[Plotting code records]
☆ ☆ ☆
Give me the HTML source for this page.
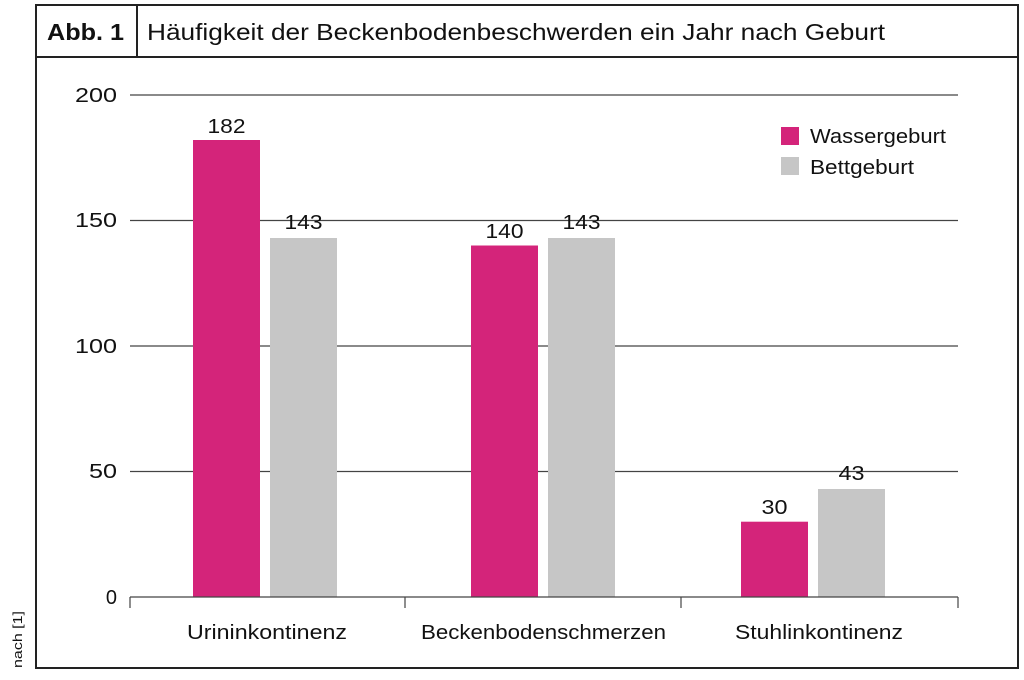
<!DOCTYPE html>
<html><head><meta charset="utf-8"><style>
body{margin:0;background:#fff;width:1024px;height:675px;overflow:hidden}
svg text{font-family:"Liberation Sans",sans-serif;fill:#111}
</style></head><body>
<svg width="1024" height="675" xmlns="http://www.w3.org/2000/svg">
<rect x="36" y="5" width="982" height="663" fill="none" stroke="#222" stroke-width="2"/>
<line x1="36" y1="57" x2="1018" y2="57" stroke="#222" stroke-width="2"/>
<line x1="137" y1="5" x2="137" y2="57" stroke="#222" stroke-width="2"/>
<text x="47" y="40" font-size="23" font-weight="bold" textLength="77" lengthAdjust="spacingAndGlyphs">Abb. 1</text>
<text x="147" y="40" font-size="23" textLength="738" lengthAdjust="spacingAndGlyphs">Häufigkeit der Beckenbodenbeschwerden ein Jahr nach Geburt</text>
<g stroke="#444" stroke-width="1.2">
<line x1="130" y1="95" x2="958" y2="95"/>
<line x1="130" y1="220.5" x2="958" y2="220.5"/>
<line x1="130" y1="346" x2="958" y2="346"/>
<line x1="130" y1="471.5" x2="958" y2="471.5"/>
</g>
<g font-size="20" text-anchor="end">
<text x="117" y="102" textLength="42" lengthAdjust="spacingAndGlyphs">200</text><text x="117" y="227" textLength="42" lengthAdjust="spacingAndGlyphs">150</text><text x="117" y="353" textLength="42" lengthAdjust="spacingAndGlyphs">100</text><text x="117" y="478" textLength="28" lengthAdjust="spacingAndGlyphs">50</text><text x="117" y="604">0</text>
</g>
<rect x="193" y="140" width="67" height="457" fill="#d4247a"/>
<rect x="270" y="238" width="67" height="359" fill="#c6c6c6"/>
<rect x="471" y="245.5" width="67" height="351.5" fill="#d4247a"/>
<rect x="548" y="238" width="67" height="359" fill="#c6c6c6"/>
<rect x="741" y="521.7" width="67" height="75.3" fill="#d4247a"/>
<rect x="818" y="489" width="67" height="108" fill="#c6c6c6"/>
<g stroke="#444" stroke-width="1.2">
<line x1="130" y1="597" x2="958" y2="597"/>
<line x1="130" y1="597" x2="130" y2="608"/><line x1="405" y1="597" x2="405" y2="608"/>
<line x1="681" y1="597" x2="681" y2="608"/><line x1="958" y1="597" x2="958" y2="608"/>
</g>
<g font-size="20" text-anchor="middle" lengthAdjust="spacingAndGlyphs">
<text x="226.5" y="133" textLength="38" lengthAdjust="spacingAndGlyphs">182</text><text x="303.5" y="229" textLength="38" lengthAdjust="spacingAndGlyphs">143</text>
<text x="504.5" y="238" textLength="38" lengthAdjust="spacingAndGlyphs">140</text><text x="581.5" y="229" textLength="38" lengthAdjust="spacingAndGlyphs">143</text>
<text x="774.5" y="514" textLength="26" lengthAdjust="spacingAndGlyphs">30</text><text x="851.5" y="480" textLength="26" lengthAdjust="spacingAndGlyphs">43</text>
</g>
<g font-size="20">
<text x="187" y="639" textLength="160" lengthAdjust="spacingAndGlyphs">Urininkontinenz</text>
<text x="421" y="639" textLength="245" lengthAdjust="spacingAndGlyphs">Beckenbodenschmerzen</text>
<text x="735" y="639" textLength="168" lengthAdjust="spacingAndGlyphs">Stuhlinkontinenz</text>
</g>
<rect x="781" y="127" width="18" height="18" fill="#d4247a"/>
<rect x="781" y="157" width="18" height="18" fill="#c6c6c6"/>
<text x="810" y="143" font-size="20" textLength="136" lengthAdjust="spacingAndGlyphs">Wassergeburt</text>
<text x="810" y="174" font-size="20" textLength="104" lengthAdjust="spacingAndGlyphs">Bettgeburt</text>
<text transform="translate(22,668) rotate(-90)" font-size="13" textLength="57" lengthAdjust="spacingAndGlyphs">nach [1]</text>
</svg>
</body></html>
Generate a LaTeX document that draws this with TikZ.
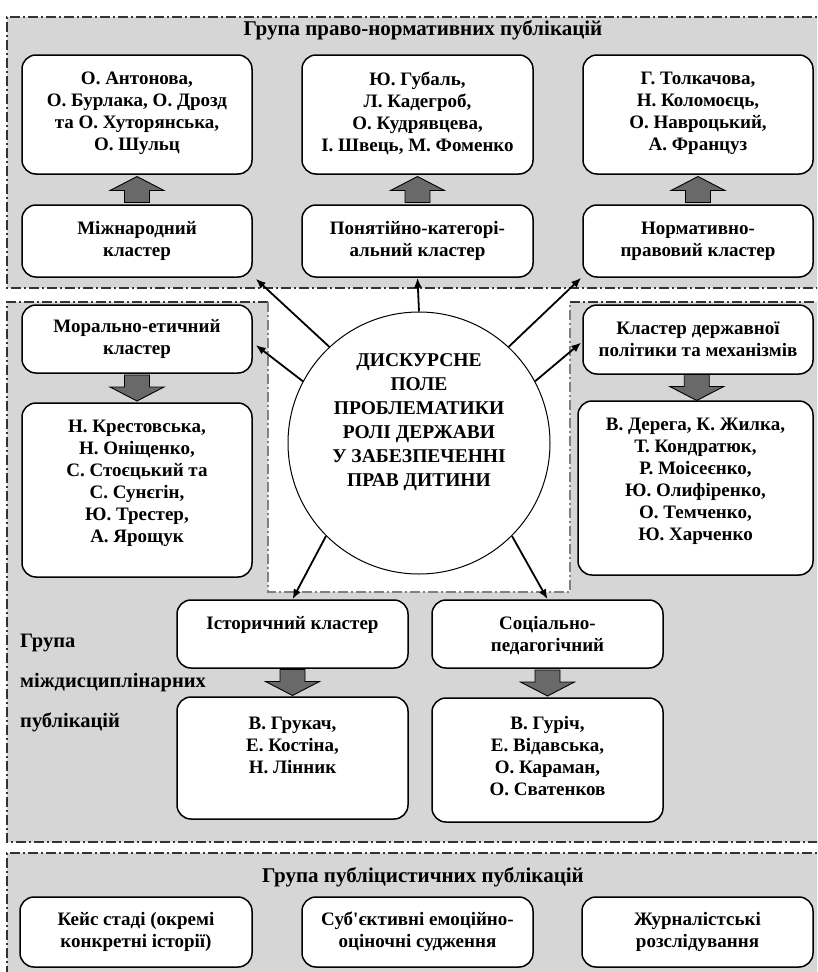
\documentclass[tikz,border=0pt]{standalone}
\usepackage{fontspec}
\setmainfont{Liberation Serif}
\usetikzlibrary{calc,arrows.meta}
\definecolor{grp}{RGB}{214,214,214}
\definecolor{barr}{RGB}{105,105,105}
% block arrow centred at coordinate #1; #2 = 1 points up, -1 points down
\newcommand\blockarr[2]{%
  \draw[bfill] ($(#1)+(-12.5,{#2*13})$) -- ($(#1)+(-12.5,{#2*1})$) -- ($(#1)+(-27,{#2*1})$)
    -- ($(#1)+(0,{#2*(-13)})$) -- ($(#1)+(27,{#2*1})$) -- ($(#1)+(12.5,{#2*1})$)
    -- ($(#1)+(12.5,{#2*13})$) -- cycle;}
\begin{document}
\begin{tikzpicture}[x=1pt,y=-1pt,
 box/.style={draw=black, line width=1.5pt, fill=white, rounded corners=14pt, inner sep=0pt},
 txt/.style={align=center, font=\fontsize{19}{22}\selectfont\bfseries, inner sep=0pt},
 lbl/.style={font=\fontsize{20.5}{22}\selectfont\bfseries, inner sep=0pt},
 ctxt/.style={align=center, font=\fontsize{19.5}{24}\selectfont\bfseries, inner sep=0pt},
 ttl/.style={font=\fontsize{21}{22}\selectfont\bfseries, inner sep=0pt},
 grpline/.style={draw=black!80, line width=1.1pt, dash pattern=on 10pt off 3pt on 2pt off 3pt},
 cutline/.style={draw=black!50, line width=1.3pt, dash pattern=on 10pt off 3pt on 2pt off 3pt},
 arr/.style={-{Latex[length=10pt,width=8pt]}, line width=1.8pt},
 bfill/.style={draw=black, line width=0.9pt, fill=barr, line join=miter},
]
\clip (0,0) rectangle (817,972);
% groups
\fill[grp] (7,17) rectangle (830,288);
\draw[grpline] (830,17) -- (7,17) -- (7,288) -- (830,288);
\fill[grp] (7,302) -- (268,302) -- (268,592) -- (570,592) -- (570,302) -- (830,302) -- (830,842) -- (7,842) -- cycle;
\draw[grpline] (268,302) -- (7,302) -- (7,842) -- (830,842);
\draw[grpline] (570,302) -- (830,302);
\draw[cutline] (268,302) -- (268,592) -- (570,592) -- (570,302);
\fill[grp] (7,853) rectangle (830,990);
\draw[grpline] (830,853) -- (7,853) -- (7,990);
% titles
\node[ttl] (t1) at (423,30) {Група право-нормативних публікацій};
\node[ttl] (t3) at (423,877) {Група публіцистичних публікацій};
\node[lbl, anchor=west] (g1) at (20,643) {Група};
\node[lbl, anchor=west] (g2) at (20,683) {міждисциплінарних};
\node[lbl, anchor=west] (g3) at (20,722) {публікацій};
% top boxes
\node[box, minimum width=230pt, minimum height=119pt] (a1) at (137,114.5) {};
\node[box, minimum width=231pt, minimum height=119pt] (a2) at (417.5,114.5) {};
\node[box, minimum width=230pt, minimum height=119pt] (a3) at (698,114.5) {};
\node[txt] (a1t) at (137,113) {О. Антонова,\\ О. Бурлака, О. Дрозд\\ та О. Хуторянська,\\ О. Шульц};
\node[txt] (a2t) at (417.5,113) {Ю. Губаль,\\ Л. Кадегроб,\\ О. Кудрявцева,\\ І. Швець, М. Фоменко};
\node[txt] (a3t) at (698,113) {Г. Толкачова,\\ Н. Коломоєць,\\ О. Навроцький,\\ А. Француз};
\node[box, minimum width=230pt, minimum height=72pt] (b1) at (137,241) {};
\node[box, minimum width=231pt, minimum height=72pt] (b2) at (417.5,241) {};
\node[box, minimum width=230pt, minimum height=72pt] (b3) at (698,241) {};
\node[txt] (b1t) at (137,241) {Міжнародний\\ кластер};
\node[txt] (b2t) at (417.5,241) {Понятійно-категорі-\\ альний кластер};
\node[txt] (b3t) at (698,241) {Нормативно-\\ правовий кластер};
% left / right
\node[box, minimum width=230pt, minimum height=68pt] (m1) at (137,339) {};
\node[box, minimum width=230pt, minimum height=174pt] (m2) at (137,490) {};
\node[txt] (m1t) at (137,339) {Морально-етичний\\ кластер};
\node[txt] (m2t) at (137,483) {Н. Крестовська,\\ Н. Оніщенко,\\ С. Стоєцький та\\ С. Сунєгін,\\ Ю. Трестер,\\ А. Ярощук};
\node[box, minimum width=230pt, minimum height=69pt] (r1) at (698,339.5) {};
\node[box, minimum width=235pt, minimum height=174pt] (r2) at (695.5,488) {};
\node[txt] (r1t) at (698,339.5) {Кластер державної\\ політики та механізмів};
\node[txt] (r2t) at (695.5,481) {В. Дерега, К. Жилка,\\ Т. Кондратюк,\\ Р. Моісеєнко,\\ Ю. Олифіренко,\\ О. Темченко,\\ Ю. Харченко};
% bottom of middle
\node[box, minimum width=231pt, minimum height=68pt] (h1) at (292.5,634) {};
\node[box, minimum width=231pt, minimum height=122pt] (h2) at (292.5,758) {};
\node[box, minimum width=231pt, minimum height=68pt] (s1) at (547.5,634) {};
\node[box, minimum width=231pt, minimum height=124pt] (s2) at (547.5,760) {};
\node[txt] (h1t) at (292.5,625) {Історичний кластер};
\node[txt] (h2t) at (292.5,745) {В. Грукач,\\ Е. Костіна,\\ Н. Лінник};
\node[txt] (s1t) at (547.5,636) {Соціально-\\ педагогічний};
\node[txt] (s2t) at (547.5,756) {В. Гуріч,\\ Е. Відавська,\\ О. Караман,\\ О. Сватенков};
% bottom group
\node[box, minimum width=232pt, minimum height=70pt] (p1) at (136,932) {};
\node[box, minimum width=231pt, minimum height=70pt] (p2) at (417.5,932) {};
\node[box, minimum width=231pt, minimum height=70pt] (p3) at (697.5,932) {};
\node[txt] (p1t) at (136,932) {Кейс стаді (окремі\\ конкретні історії)};
\node[txt] (p2t) at (417.5,932) {Суб\textquotesingle єктивні емоційно-\\ оціночні судження};
\node[txt] (p3t) at (697.5,932) {Журналістські\\ розслідування};
% circle
\node[draw, circle, minimum size=262pt, line width=1pt, fill=white, inner sep=0pt] (c) at (419,443) {};
\node[ctxt] (ct) at (419,422) {ДИСКУРСНЕ\\ ПОЛЕ\\ ПРОБЛЕМАТИКИ\\ РОЛІ ДЕРЖАВИ\\ У ЗАБЕЗПЕЧЕННІ\\ ПРАВ ДИТИНИ};
% block arrows
\coordinate (u1) at ($(b1.north)!0.5!(a1.south)$);
\coordinate (u2) at ($(b2.north)!0.5!(a2.south)$);
\coordinate (u3) at ($(b3.north)!0.5!(a3.south)$);
\coordinate (d1) at ($(m1.south)!0.5!(m2.north)$);
\coordinate (d2) at ($(r1.south)!0.5!(r2.north)$);
\coordinate (d3) at ($(h1.south)!0.5!(h2.north)$);
\coordinate (d4) at ($(s1.south)!0.5!(s2.north)$);
\blockarr{u1}{1}
\blockarr{u2}{1}
\blockarr{u3}{1}
\blockarr{d1}{-1}
\blockarr{d2}{-1}
\blockarr{d3}{-1}
\blockarr{d4}{-1}
% thin arrows
\draw[arr] (c.133) -- ($(b1.south east)+(3,1)$);
\draw[arr] (c.90) -- (b2.south);
\draw[arr] (c.47) -- ($(b3.south west)+(-1,0)$);
\draw[arr] (c.152) -- ($(m1.east)+(3,6)$);
\draw[arr] (c.28) -- ($(r1.west)+(-1,3)$);
\draw[arr] (c.225) -- (h1.north);
\draw[arr] (c.315) -- (s1.north);
\end{tikzpicture}
\end{document}
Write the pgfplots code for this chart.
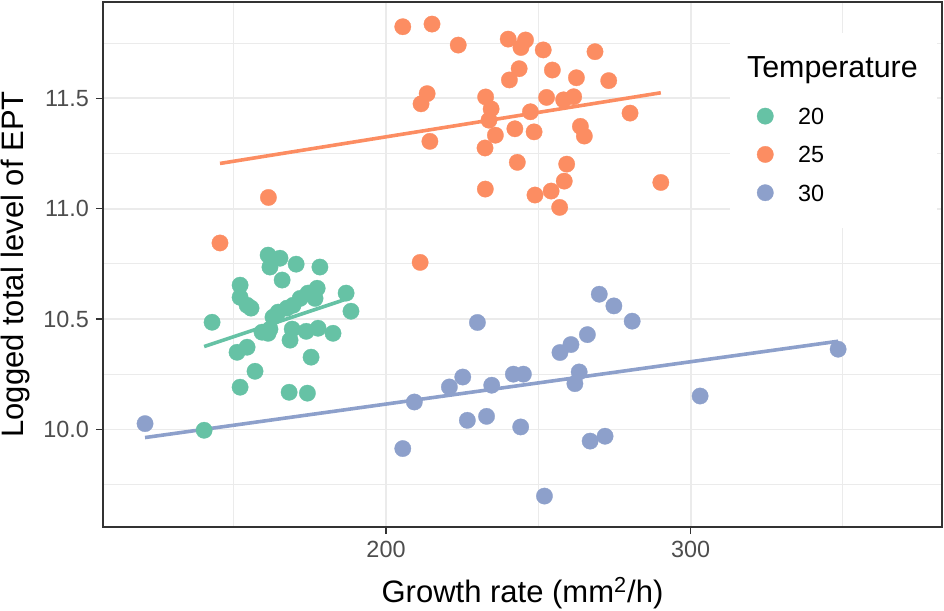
\documentclass[border=0pt]{standalone}
\usepackage{pgfplots}
\pgfplotsset{compat=1.18}
\usepackage{pgfplotstable}
\usepackage{fontspec}
\setmainfont{Liberation Sans}
\definecolor{cG}{HTML}{66C2A5}
\definecolor{cO}{HTML}{FC8D62}
\definecolor{cB}{HTML}{8DA0CB}
\definecolor{gridc}{HTML}{EBEBEB}
\definecolor{framec}{HTML}{333333}
\definecolor{ticklab}{HTML}{4D4D4D}

\pgfplotstableread{
x y
140.3 9.997
142.9 10.486
152.1 10.654
152.1 10.599
154.4 10.563
155.7 10.550
161.3 10.790
165.2 10.776
161.9 10.736
170.5 10.749
165.9 10.677
178.3 10.736
177.4 10.640
186.9 10.618
188.5 10.536
151.1 10.350
154.4 10.373
157.0 10.264
152.1 10.192
168.2 10.169
174.2 10.165
175.4 10.328
161.3 10.436
161.9 10.455
169.2 10.455
168.5 10.405
173.8 10.445
177.7 10.459
182.6 10.436
171.8 10.594
174.4 10.618
176.7 10.594
169.5 10.563
167.5 10.550
164.6 10.532
162.9 10.509
159.3 10.441
}\greendata

\pgfplotstableread{
x y
145.5 10.845
161.4 11.051
205.5 11.824
215.1 11.836
223.7 11.741
240.1 11.768
244.3 11.730
245.8 11.764
251.6 11.719
268.6 11.711
243.7 11.634
240.5 11.583
254.6 11.628
262.5 11.593
273.1 11.580
213.5 11.521
211.5 11.475
232.7 11.506
234.5 11.452
233.8 11.401
235.9 11.333
252.7 11.504
258.3 11.493
261.6 11.507
280.1 11.433
247.4 11.439
242.3 11.362
248.6 11.348
263.8 11.373
265.1 11.329
214.4 11.305
232.5 11.275
243.1 11.210
259.3 11.202
258.5 11.125
254.2 11.080
248.9 11.062
257.0 11.006
232.6 11.089
211.2 10.757
290.2 11.119
}\orangedata

\pgfplotstableread{
x y
120.9 10.027
205.5 9.914
209.3 10.125
220.8 10.193
225.2 10.238
230.0 10.485
226.7 10.042
233.0 10.060
234.7 10.201
241.8 10.251
245.1 10.251
244.2 10.012
252.0 9.699
257.1 10.349
260.7 10.385
266.1 10.430
263.4 10.261
262.0 10.208
267.0 9.948
271.9 9.970
270.0 10.613
274.8 10.560
280.8 10.491
303.1 10.152
348.4 10.364
}\bluedata

\pgfplotsset{
  dot/.style={only marks, mark=*, mark size=4.1pt, color=#1,
    mark options={draw=#1, fill=#1, line width=0.15pt},
    legend image code/.code={\draw[##1, yshift=4.2pt] plot coordinates {(0pt,0pt)};}},
  fitline/.style={forget plot, no marks, color=#1, line width=1.8pt},
}

\begin{document}
\begin{tikzpicture}
\begin{axis}[
  scale only axis, width=419.5pt, height=262.5pt,
  xmin=107.1, xmax=382.5, ymin=9.559, ymax=11.936,
  xtick={200,300}, ytick={10,10.5,11,11.5},
  minor xtick={150,250,350}, minor ytick={9.75,10.25,10.75,11.25,11.75},
  yticklabel style={/pgf/number format/fixed, /pgf/number format/fixed zerofill, /pgf/number format/precision=1},
  /pgf/number format/assume math mode=true,
  grid=both,
  major grid style={color=gridc, line width=0.9pt},
  minor grid style={color=gridc, line width=0.5pt},
  tick align=outside, major tick length=3.5pt, minor tick length=0pt,
  xtick pos=bottom, ytick pos=left,
  tick style={color=framec, line width=0.7pt},
  axis line style={color=framec, line width=0.9pt},
  ticklabel style={font=\fontsize{11.7}{14}\selectfont, color=ticklab},
  xlabel={Growth rate (mm\textsuperscript{2}/h)},
  ylabel={Logged total level of EPT},
  xlabel shift=3pt,
  label style={font=\fontsize{15.5}{18}\selectfont},
  legend cell align=left,
  legend style={at={(rel axis cs:0.7791,0.799)}, anchor=north west, draw=none, fill=none,
    inner sep=0pt, row sep=9.35pt, column sep=12.3pt, nodes={inner sep=0pt, anchor=base west},
    font=\fontsize{11.7}{14}\selectfont},
]
\fill[white] (rel axis cs:0.7473,0.5695) rectangle (rel axis cs:0.9940,0.9410);
\node[anchor=base west, inner sep=0pt, font=\fontsize{15.2}{18}\selectfont] at (rel axis cs:0.7672,0.857) {Temperature};

\addplot[fitline=cG] coordinates {(140.3,10.376) (188.5,10.598)};
\addplot[fitline=cO] coordinates {(145.5,11.205) (290.2,11.525)};
\addplot[fitline=cB] coordinates {(120.9,9.964) (348.4,10.400)};

\addplot[dot=cG] table {\greendata};
\addlegendentry{20}
\addplot[dot=cO] table {\orangedata};
\addlegendentry{25}
\addplot[dot=cB] table {\bluedata};
\addlegendentry{30}
\end{axis}
\pgfresetboundingbox
\path[use as bounding box] ([xshift=-51.5pt,yshift=-42pt]current axis.south west) rectangle ([xshift=1pt,yshift=1pt]current axis.north east);
\end{tikzpicture}
\end{document}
☆ ☆ ☆
# WORK INSTRUCTIONS
Each line in the entries above that includes the string "this" should be extracted.

# EXPECTED ANSWER
Give me the HTML source for this page.
Generate a LaTeX document that draws this with TikZ.
Write the pgfplots code for this chart.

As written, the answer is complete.